SLAVES
In Zeiten, in denen der ursprünglich stark politisch geprägte Punk immer mehr zum Pop- und Modephänomen wird, ist die kantige und angriffslustige Inkarnation dieses Stils, den die Slaves anbieten, eine regelrechte Wohltat. Für das Duo bedeutet Punkmusik eine Rückkehr zu den Wurzeln des Genres, zu kurzen, knackigen Songs mit hymnischen Refrains und gesellschaftlich bedeutenden Inhalten. 2012 gegründet, konnten die Slaves aus Turnbridge Wells in der Grafschaft Kent zügig zahlreiche prominente Freunde gewinnen, darunter Jamie T sowie Interpol, die das Duo mit auf Tournee nahmen, oder The Libertines, mit denen die Slaves2015die Konzertbühnen teilen. Die Band, die auch auf der bedeutenden Liste „BBC Sound of 2015“ notiert war und bereits mit ihrem Debütalbum „Are You Satisfied?“ bis auf Platz 8 der UK-Charts kletterte, kündigte für den 17. August die Veröffentlichung ihres dritten Albums „Acts of Fear and Love“an. Gleich darauf geht es auf Tournee, die sie zwischen dem 21. Oktober und dem 4. November für vier Konzerte in Berlin, Hamburg, München und Köln nach Deutschland führt.
Die Nation ist im Eimer – aber Hauptsache, wir sind bereit für die nächste Party: Unter diesem durchaus sarkastisch zu verstehenden Motto stehen viele der lyrischen Ansätze in den pointierten Songs der Slaves.
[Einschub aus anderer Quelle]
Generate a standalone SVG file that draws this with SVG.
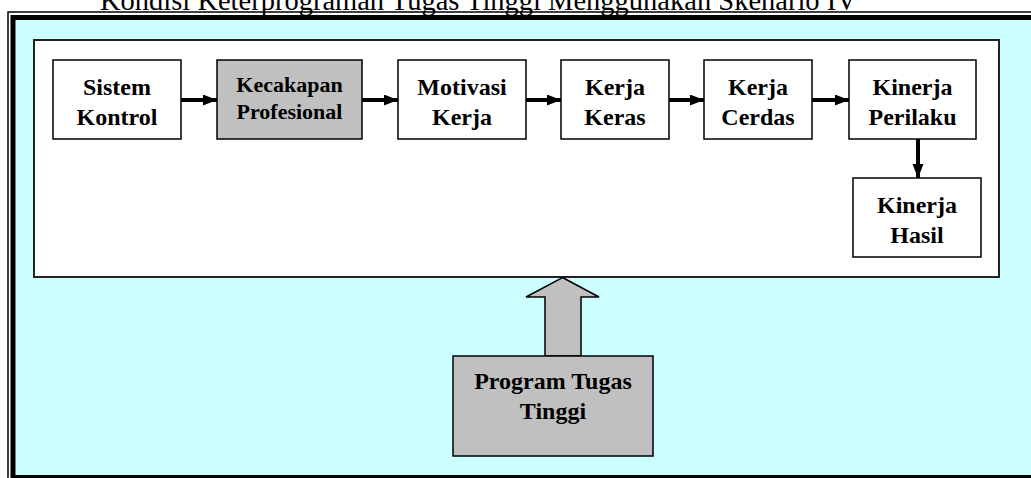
<svg xmlns="http://www.w3.org/2000/svg" width="1031" height="478" viewBox="0 0 1031 478">
  <style>
    .box { fill: #ffffff; stroke: #000000; stroke-width: 1.5; }
    .box.grey { fill: #c0c0c0; }
    .lbl { font-family: "Liberation Serif", "Times New Roman", serif; font-weight: bold; font-size: 24px; fill: #000000; text-anchor: middle; }
    .lbl.sm { font-size: 22px; }
    .title { font-family: "Liberation Serif", "Times New Roman", serif; font-size: 28.5px; fill: #000000; }
    .flow { stroke: #000000; stroke-width: 4; fill: none; marker-end: url(#head); }
  </style>
  <defs>
    <marker id="head" markerUnits="userSpaceOnUse" markerWidth="15" markerHeight="12" refX="14" refY="5.5" orient="auto">
      <path d="M0,0 L14,5.5 L0,11 Z" fill="#000000"/>
    </marker>
  </defs>

  <!-- heading -->
  <text class="title" x="100" y="10">Kondisi Keterprograman Tugas Tinggi Menggunakan Skenario IV</text>

  <!-- outer frame -->
  <rect x="13" y="17" width="1030" height="460" fill="#ccffff"/>
  <path d="M8,478 L8,12 L1031,12" fill="none" stroke="#000000" stroke-width="1.5"/>
  <path d="M13,478 L13,17.5 L1031,17.5" fill="none" stroke="#000000" stroke-width="5"/>
  <line x1="13" y1="476.5" x2="1031" y2="476.5" stroke="#000000" stroke-width="3"/>

  <!-- panel holding the chain -->
  <rect x="34" y="40" width="965" height="237" fill="#ffffff" stroke="#222222" stroke-width="2"/>

  <!-- connectors -->
  <g id="connectors">
    <line class="flow" x1="181" y1="100" x2="217" y2="100"/>
    <line class="flow" x1="362" y1="100" x2="398" y2="100"/>
    <line class="flow" x1="526" y1="100" x2="561" y2="100"/>
    <line class="flow" x1="669" y1="100" x2="704" y2="100"/>
    <line class="flow" x1="812" y1="100" x2="849" y2="100"/>
    <line class="flow" x1="918" y1="139" x2="918" y2="178"/>
    <polygon id="block-arrow" points="562.5,277.5 599,297 581,297 581,356 545,356 545,297 526,297" fill="#c0c0c0" stroke="#000000" stroke-width="1.5"/>
  </g>

  <g id="sistem-kontrol">
    <rect class="box" x="53" y="60" width="128" height="79"/>
    <text class="lbl" x="117" y="95">Sistem</text>
    <text class="lbl" x="117" y="125">Kontrol</text>
  </g>

  <g id="kecakapan-profesional">
    <rect class="box grey" x="217" y="60" width="145" height="79"/>
    <text class="lbl sm" x="289.5" y="92">Kecakapan</text>
    <text class="lbl sm" x="289.5" y="119">Profesional</text>
  </g>

  <g id="motivasi-kerja">
    <rect class="box" x="398" y="60" width="128" height="79"/>
    <text class="lbl" x="462" y="95">Motivasi</text>
    <text class="lbl" x="462" y="125">Kerja</text>
  </g>

  <g id="kerja-keras">
    <rect class="box" x="561" y="60" width="108" height="79"/>
    <text class="lbl" x="615" y="95">Kerja</text>
    <text class="lbl" x="615" y="125">Keras</text>
  </g>

  <g id="kerja-cerdas">
    <rect class="box" x="704" y="60" width="108" height="79"/>
    <text class="lbl" x="758" y="95">Kerja</text>
    <text class="lbl" x="758" y="125">Cerdas</text>
  </g>

  <g id="kinerja-perilaku">
    <rect class="box" x="849" y="60" width="127" height="79"/>
    <text class="lbl" x="912.5" y="95">Kinerja</text>
    <text class="lbl" x="912.5" y="125">Perilaku</text>
  </g>

  <g id="kinerja-hasil">
    <rect class="box" x="853" y="178" width="128" height="79"/>
    <text class="lbl" x="917" y="213">Kinerja</text>
    <text class="lbl" x="917" y="243">Hasil</text>
  </g>

  <g id="program-tugas-tinggi">
    <rect class="box grey" x="453" y="356" width="200" height="100"/>
    <text class="lbl" x="553" y="389">Program Tugas</text>
    <text class="lbl" x="553" y="419">Tinggi</text>
  </g>
</svg>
Mit einem feinen Sinn für britisch-schwarzen Humor nehmen sie sich selbst von dieser Oberflächlichkeit nicht aus, sondern betrachten sich als Teil dieser Kultur – um sie von innen heraus zu sezieren. Dies aber nicht mit dem für Polit-Punk gewohnten erhobenen Zeigefinger, sondern mit einer Cleverness und subtilen Angriffslust, die sich im Songwriting in gleicher Weise widerspiegelt. Mit dem Fazit: Dass Punk zu Pop wurde, lässt sich nicht mehr ändern. Dass dieser neue Pop aber gehaltlos ist, durchaus. Und ja: Man darf ruhig die Hüften bewegen und eine gute Zeit haben, muss deswegen das Nachdenken aber nicht völlig einstellen. Slaves machen damit eben zeitgemäßen Gesellschafts- statt Polit-Punk.
Es dürfte Laurie Vincent (Gitarre, Gesang) und Isaac Holman (Drums, Gesang) bei ihrer Suche nach dem optimalen Ansatz zwischen Popkultur, Gesellschaftskritik und einem ureigenen Indie-Gefühl sicher geholfen haben, dass jene abseits der großen Hipster-Zentren wie London oder Manchester geschah. Ganz auf sich selbst gestellt, konnten sie unbeeinflusst von jeder Szene ein eigenes Konzept entwickeln, das sich als ebenso kommerziell wie gesellschaftlich tragfähig erweist. Wie sehr, zeigte das Feedback auf ihre ersten beiden Alben „Are You Satisfied?“ und „Take Control“, die auf Anhieb beide in die Top 10 der UK-Charts stiegen.
Ihre weltweiten Konzerte wurden frenetisch von Fans wie Feuilletonisten gefeiert und gelten als regelrechte Messen von zeitgemäßem Punk mit Hirn und Hüftschwung. Laurie Vincent erklärte dazu: „Was für einen Grund sollte es geben, eine Show zu spielen, wenn nicht den, dass man bei jedem Zuschauer einen bleibenden Eindruck hinterlässt?“ Das alles dürfte an Intensität noch zunehmen, wenn die Slaves künftig auch die Songs ihres dritten Albums „Acts of Fear and Love“ live darbieten. Auch auf diesem Werk geht es wüst und ungezügelt zu, ein schwarzhumoriges, angriffslustiges Biest von einer Platte.